This season marks four years since Willy Decker’s stylish, insightful La traviata was ousted at the Met, and Michael Mayer’s grimly tacky replacement is still turning what should be appointment opera, in this case Nadine Sierra’s grand and gorgeous Violetta, into barely-watchable schlock.
The production’s only successful use of symbolic imagery is also its first: the odd frame around the stage, on which the Met house’s walls, with their embossed midcentury modern pattern, morph into gold filigree vines. It’s a perfect metaphor for the production itself, which seems intent on pulling everything it touches into the worst kind of ersatz-baroque excess.
Which brings me to Sierra, singing her first Violetta at the Met. I know her to be one of those rare singers capable of real acting from the operatic stage; her Lucia last season was vocally impressive and theatrically naturalistic, a funny, sexy, and human portrayal of a character who is not often given such dimensionality.
Here, Sierra is vocally beyond impressive. On Tuesday, “Sempre libera” alone showed a touch of the effort required to sing this material; whether due to opening night excitement or the need to marshal resources for the E-flat, Sierra’s breath got away from her a bit. Otherwise, she was totally in control, her voice at turns voracious, with an attack like a mountain cat, warm, with a come-hither quality, and lovely, with a decadent, unfurling richness.
Even among these musical delights, however, I missed the relaxed, instinctive character of her Lucia, which here gave way to an all too familiar repertoire of melodramatic stage gestures: she swished her skirts around, she tossed her head, she flung out her arms, she sank to her knees. It’s a little disappointing to see such a vocally expansive Violetta strike the same gaudy old diva postures, but it’s hardly surprising.
Nuance, restraint, edge, interpretation—these elements are anathema to Mayer’s production. The evening’s only genuine surprise was when Violetta hurled her champagne flute and it audibly smashed; the airbrushed, plastic filigree of this world wouldn’t seem to allow anything that could rupture so violently. It certainly wouldn’t allow for any acting that goes beyond a series of poses. Meryl Streep couldn’t bring nuance to Violetta under these conditions.
Sierra’s larger-than-life diva mode, while no true detriment to her sound, did extend to a kind of vocal tackiness that was in fact endemic among the cast. For example, no long note sung by either Sierra or Stephen Costello as Alfredo went by without an extended sustain, milked for maximum impact.
Conductor Daniele Callegari’s largely speedy tempos were at times at odds with these singers’ desires to luxuriate, although there were still, somehow, moments of disconnect in which singers rushed ahead of him. Still, a little musical tackiness is at least a pleasurable kind of tacky.
It is impossible to overstate how entirely without visual pleasure this production is.
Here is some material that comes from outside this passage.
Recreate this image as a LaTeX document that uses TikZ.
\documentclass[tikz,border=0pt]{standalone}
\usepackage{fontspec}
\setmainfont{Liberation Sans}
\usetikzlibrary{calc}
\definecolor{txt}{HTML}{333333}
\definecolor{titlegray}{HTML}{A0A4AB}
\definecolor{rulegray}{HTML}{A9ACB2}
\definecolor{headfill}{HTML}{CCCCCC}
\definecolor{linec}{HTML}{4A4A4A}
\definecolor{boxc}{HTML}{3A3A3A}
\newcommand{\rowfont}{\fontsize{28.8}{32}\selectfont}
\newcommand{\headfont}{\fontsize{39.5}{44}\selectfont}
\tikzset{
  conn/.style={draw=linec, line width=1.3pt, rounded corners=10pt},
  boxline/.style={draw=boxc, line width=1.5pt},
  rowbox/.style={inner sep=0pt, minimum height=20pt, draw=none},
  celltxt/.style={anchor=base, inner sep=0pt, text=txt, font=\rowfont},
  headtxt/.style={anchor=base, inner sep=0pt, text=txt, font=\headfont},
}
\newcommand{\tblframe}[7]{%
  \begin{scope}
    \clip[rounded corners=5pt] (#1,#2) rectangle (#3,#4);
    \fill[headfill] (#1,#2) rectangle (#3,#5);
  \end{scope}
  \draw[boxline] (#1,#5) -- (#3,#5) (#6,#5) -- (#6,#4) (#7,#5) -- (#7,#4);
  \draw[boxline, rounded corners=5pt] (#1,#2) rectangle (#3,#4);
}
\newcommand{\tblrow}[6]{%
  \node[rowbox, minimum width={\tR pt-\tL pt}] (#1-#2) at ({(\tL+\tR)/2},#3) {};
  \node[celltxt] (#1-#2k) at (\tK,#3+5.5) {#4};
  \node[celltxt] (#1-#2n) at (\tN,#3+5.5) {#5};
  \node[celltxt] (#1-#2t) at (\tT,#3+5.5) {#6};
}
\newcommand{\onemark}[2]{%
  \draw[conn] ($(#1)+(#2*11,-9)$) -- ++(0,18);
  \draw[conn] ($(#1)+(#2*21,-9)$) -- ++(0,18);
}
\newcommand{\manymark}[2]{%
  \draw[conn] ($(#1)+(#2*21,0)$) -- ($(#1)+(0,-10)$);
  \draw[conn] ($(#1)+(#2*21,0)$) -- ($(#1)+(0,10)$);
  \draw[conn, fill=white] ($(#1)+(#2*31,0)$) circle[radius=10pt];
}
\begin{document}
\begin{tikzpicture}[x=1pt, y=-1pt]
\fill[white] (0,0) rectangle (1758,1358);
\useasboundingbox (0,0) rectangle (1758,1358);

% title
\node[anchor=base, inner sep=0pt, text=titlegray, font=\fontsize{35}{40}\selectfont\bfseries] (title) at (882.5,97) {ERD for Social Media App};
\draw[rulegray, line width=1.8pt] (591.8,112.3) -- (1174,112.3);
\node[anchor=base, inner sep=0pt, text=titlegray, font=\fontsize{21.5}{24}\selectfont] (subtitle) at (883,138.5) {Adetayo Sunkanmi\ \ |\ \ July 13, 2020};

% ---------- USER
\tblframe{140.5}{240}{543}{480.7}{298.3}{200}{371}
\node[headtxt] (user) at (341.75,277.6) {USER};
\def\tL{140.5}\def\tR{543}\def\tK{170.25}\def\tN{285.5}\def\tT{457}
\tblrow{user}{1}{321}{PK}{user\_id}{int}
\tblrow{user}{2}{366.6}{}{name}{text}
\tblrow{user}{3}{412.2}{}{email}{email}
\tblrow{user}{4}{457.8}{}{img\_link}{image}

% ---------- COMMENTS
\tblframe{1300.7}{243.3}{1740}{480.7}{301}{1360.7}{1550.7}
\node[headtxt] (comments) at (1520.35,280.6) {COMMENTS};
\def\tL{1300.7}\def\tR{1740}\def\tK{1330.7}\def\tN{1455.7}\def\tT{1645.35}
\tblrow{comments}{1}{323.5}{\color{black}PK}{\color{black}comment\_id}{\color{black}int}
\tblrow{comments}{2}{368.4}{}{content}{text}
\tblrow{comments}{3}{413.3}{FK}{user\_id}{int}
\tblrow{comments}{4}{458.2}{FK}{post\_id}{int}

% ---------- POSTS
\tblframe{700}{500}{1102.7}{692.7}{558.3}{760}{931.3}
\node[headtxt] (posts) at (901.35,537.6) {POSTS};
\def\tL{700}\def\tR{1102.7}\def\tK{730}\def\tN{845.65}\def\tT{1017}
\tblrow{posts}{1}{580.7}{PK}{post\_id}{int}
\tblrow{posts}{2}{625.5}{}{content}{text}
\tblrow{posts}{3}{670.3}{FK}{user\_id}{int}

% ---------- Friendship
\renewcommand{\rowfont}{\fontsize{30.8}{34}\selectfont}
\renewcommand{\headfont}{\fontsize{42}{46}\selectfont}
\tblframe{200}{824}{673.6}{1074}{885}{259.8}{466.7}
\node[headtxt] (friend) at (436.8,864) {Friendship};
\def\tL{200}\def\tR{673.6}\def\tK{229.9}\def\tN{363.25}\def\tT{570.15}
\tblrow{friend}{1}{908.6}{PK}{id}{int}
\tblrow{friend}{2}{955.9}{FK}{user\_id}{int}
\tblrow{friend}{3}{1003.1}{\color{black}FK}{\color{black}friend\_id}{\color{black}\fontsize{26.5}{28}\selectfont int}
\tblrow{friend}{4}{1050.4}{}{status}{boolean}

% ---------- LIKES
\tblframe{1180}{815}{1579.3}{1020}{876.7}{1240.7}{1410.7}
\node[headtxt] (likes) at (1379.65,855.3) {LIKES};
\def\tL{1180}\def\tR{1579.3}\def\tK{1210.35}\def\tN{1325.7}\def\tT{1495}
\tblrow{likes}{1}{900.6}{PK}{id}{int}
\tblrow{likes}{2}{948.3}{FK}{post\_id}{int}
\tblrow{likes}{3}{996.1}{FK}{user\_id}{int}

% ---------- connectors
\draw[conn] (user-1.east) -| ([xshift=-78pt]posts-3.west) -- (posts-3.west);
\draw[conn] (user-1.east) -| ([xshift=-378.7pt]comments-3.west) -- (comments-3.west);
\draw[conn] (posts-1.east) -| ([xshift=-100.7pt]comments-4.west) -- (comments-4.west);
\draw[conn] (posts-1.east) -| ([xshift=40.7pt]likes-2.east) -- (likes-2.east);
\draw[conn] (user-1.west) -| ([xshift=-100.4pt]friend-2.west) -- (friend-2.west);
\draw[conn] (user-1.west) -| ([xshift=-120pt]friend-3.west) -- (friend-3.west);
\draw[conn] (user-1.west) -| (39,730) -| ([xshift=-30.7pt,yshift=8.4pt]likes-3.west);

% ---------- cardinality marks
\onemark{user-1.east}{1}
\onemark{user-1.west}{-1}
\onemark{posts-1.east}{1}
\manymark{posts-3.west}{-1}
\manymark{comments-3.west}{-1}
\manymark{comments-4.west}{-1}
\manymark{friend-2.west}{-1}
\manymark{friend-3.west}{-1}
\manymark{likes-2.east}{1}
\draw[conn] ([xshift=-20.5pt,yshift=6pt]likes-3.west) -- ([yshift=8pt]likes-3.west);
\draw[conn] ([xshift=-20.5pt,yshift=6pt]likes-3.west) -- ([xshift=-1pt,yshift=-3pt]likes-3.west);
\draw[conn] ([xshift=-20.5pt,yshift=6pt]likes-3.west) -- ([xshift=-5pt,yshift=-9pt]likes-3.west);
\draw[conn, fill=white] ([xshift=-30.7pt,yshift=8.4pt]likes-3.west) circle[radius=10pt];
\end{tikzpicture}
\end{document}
The set, which remains static throughout but for some seasonally-themed (and painfully symbolically obvious) embellishments, comprises a powder blue kind-of-dome, with yet more gold filigree caked onto the walls, a big hole in the top with a nice painting of the sky in it, and a Pottery Barn Teen bedroom set, with the bed squarely in the middle.
Between the curved wall behind, the gold frame in front, and the bed dead center, the singers are limited in what they can actually do on this stage. They can walk to the bed and sit sadly down on its edge or they can walk laps sadly around the bed, with or without a scene partner following sadly at their heels. Occasionally, for variety’s sake, someone will brace their hands on the bed, and lean sadly forward, bowing their head.
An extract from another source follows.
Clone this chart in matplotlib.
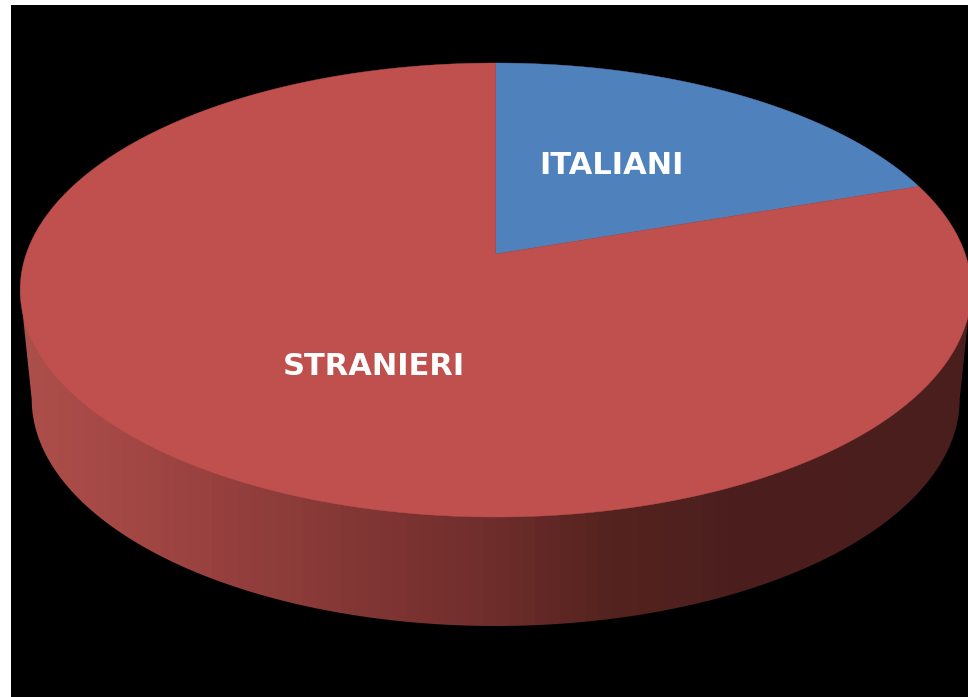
import numpy as np
import matplotlib
matplotlib.use("Agg")
import matplotlib.pyplot as plt
from matplotlib.colors import to_rgb
from matplotlib.patches import Polygon, Rectangle

# Shares of the two groups, drawn clockwise from twelve o'clock
categories = ["ITALIANI", "STRANIERI"]
shares = [19.8, 80.2]
slice_colors = ["#4F81BD", "#C0504D"]

# Shading of the pie's side wall, left to right
wall_stops = [0.0, 0.1, 0.3, 0.5, 0.62, 0.75, 1.0]
wall_colors = ["#AC4F4B", "#A44845", "#893A38", "#6E2D2B", "#55231F", "#4C1F1E", "#4A1E1D"]
WALL_BANDS = 72

CX = 495.7
FAR, HUB, NEAR = 63.0, 254.0, 517.0   # top surface: back rim, centre point, front rim
HALF_WIDTH = 475.5
WALL_HALF_WIDTH = 464.0
WALL_BOTTOM = 626.0


def tilt_parameters():
    k = -(NEAR - HUB - (HUB - FAR)) / ((NEAR - HUB) + (HUB - FAR))
    g = (NEAR - HUB) * (1 + k)
    mid = (NEAR + FAR) / 2
    y_at_mid = (mid - HUB) / (g - (mid - HUB) * k)
    f = HALF_WIDTH * (1 + k * y_at_mid) / np.sqrt(1 - y_at_mid ** 2)
    return k, g, f


K, G, F = tilt_parameters()


def disc_to_page(x, y):
    """Perspective projection of the unit disc onto the page."""
    x, y = np.asarray(x, float), np.asarray(y, float)
    w = 1 + K * y
    return CX + F * x / w, HUB + G * y / w


def slice_outline(start, stop):
    angles = np.radians(np.linspace(start, stop, 300))
    px, py = disc_to_page(np.sin(angles), -np.cos(angles))
    hx, hy = disc_to_page(0.0, 0.0)
    return np.column_stack([np.r_[hx, px], np.r_[hy, py]])


fig = plt.figure(figsize=(9.68, 6.97), dpi=100, facecolor="white")
ax = fig.add_axes([0, 0, 1, 1])
ax.set_xlim(0, 968)
ax.set_ylim(697, 0)
ax.axis("off")

ax.add_patch(Rectangle((11, 5), 957, 692, facecolor="black", edgecolor="none", zorder=0))

# Side wall: a banded horizontal gradient clipped to the pie's lower silhouette
half_height = (NEAR - FAR) / 2
mid_y = (NEAR + FAR) / 2
wall_mid_y = WALL_BOTTOM - half_height
params = np.linspace(0, np.pi, 400)
wall_x = np.r_[CX + HALF_WIDTH, CX + WALL_HALF_WIDTH * np.cos(params), CX - HALF_WIDTH]
wall_y = np.r_[mid_y, wall_mid_y + half_height * np.sin(params), mid_y]
wall_shape = Polygon(np.column_stack([wall_x, wall_y]), closed=True, facecolor="none",
                     edgecolor="none", transform=ax.transData)
ax.add_patch(wall_shape)

channels = np.array([to_rgb(c) for c in wall_colors])
band_pos = (np.arange(WALL_BANDS) + 0.5) / WALL_BANDS
band_rgb = np.column_stack([np.interp(band_pos, wall_stops, channels[:, c]) for c in range(3)])
wall_image = ax.imshow(band_rgb[np.newaxis, :, :], aspect="auto", interpolation="nearest",
                       extent=(CX - WALL_HALF_WIDTH, CX + WALL_HALF_WIDTH, WALL_BOTTOM, mid_y),
                       zorder=1)
wall_image.set_clip_path(wall_shape)
# The two outermost slivers of the wall sit beyond the gradient's extent
for outer, tone in ((CX - HALF_WIDTH, band_rgb[0]), (CX + WALL_HALF_WIDTH, band_rgb[-1])):
    sliver = Rectangle((outer, mid_y), HALF_WIDTH - WALL_HALF_WIDTH, WALL_BOTTOM - mid_y,
                       facecolor=tone, edgecolor="none", zorder=1)
    ax.add_patch(sliver)
    sliver.set_clip_path(wall_shape)
ax.set_xlim(0, 968)
ax.set_ylim(697, 0)

# Top surface
edges = np.r_[0, np.cumsum(shares)] / np.sum(shares) * 360
for start, stop, color in zip(edges[:-1], edges[1:], slice_colors):
    ax.add_patch(Polygon(slice_outline(start, stop), closed=True, facecolor=color,
                         edgecolor=color, linewidth=0.3, zorder=2))

# Slice names
label_spots = [(611.5, 173.5), (373.5, 375.0)]
for name, (lx, ly) in zip(categories, label_spots):
    ax.text(lx, ly, name, color="white", fontsize=22, fontweight="bold",
            family="DejaVu Sans", ha="center", va="baseline", zorder=3)

fig.savefig("out.png", dpi=100, facecolor="white")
This finite range of motion was particularly noticeable in the act two material between the two Germonts, in which Luca Salsi, stiff and gruff as Giorgio, and Costello, stiff and sullen as Alfredo, sat down, stood up, and encircled the bed more times than I could count.
“Stiff,” in fact, seemed to be the family trait of the Germonts in this Traviata. Costello’s voice started out covered and belabored; while he warmed up somewhat over the course of the evening to sing the last acts in fine voice indeed, his acting showed no similar trajectory towards ease, and he and Sierra had little in the way of chemistry.
Salsi had a blunt-force quality to his voice that imperfectly suited Germont’s more conflicted cruelty. He, too, never quite seemed to be on the same stage as Sierra when they shared scenes. But, again, in this production there just isn’t the kind of stage that nurtures connection.
With its cyclical, seasonal motif, and staged Prelude that pre-echoes the staging of Violetta’s death, Mayer’s Traviata wants to convey a haunted premonition of inevitable tragedy. Instead, the production is haunted by something else entirely: the spectre of a much better production of La Traviata.
For a little under a decade, Decker’s Traviata proved on the Met stage that an opera production can be simple, stylish and insightful. That, in fact, when staged with clarity and intentionality, a production can combine with its source material to form a piece of art with its own identity and point of view.
By comparison, Mayer’s Traviata is so much worse than a bad and tasteless production—it’s a Traviata that actively makes its source material and its performers worse. And that is a tragedy on a par with tuberculosis.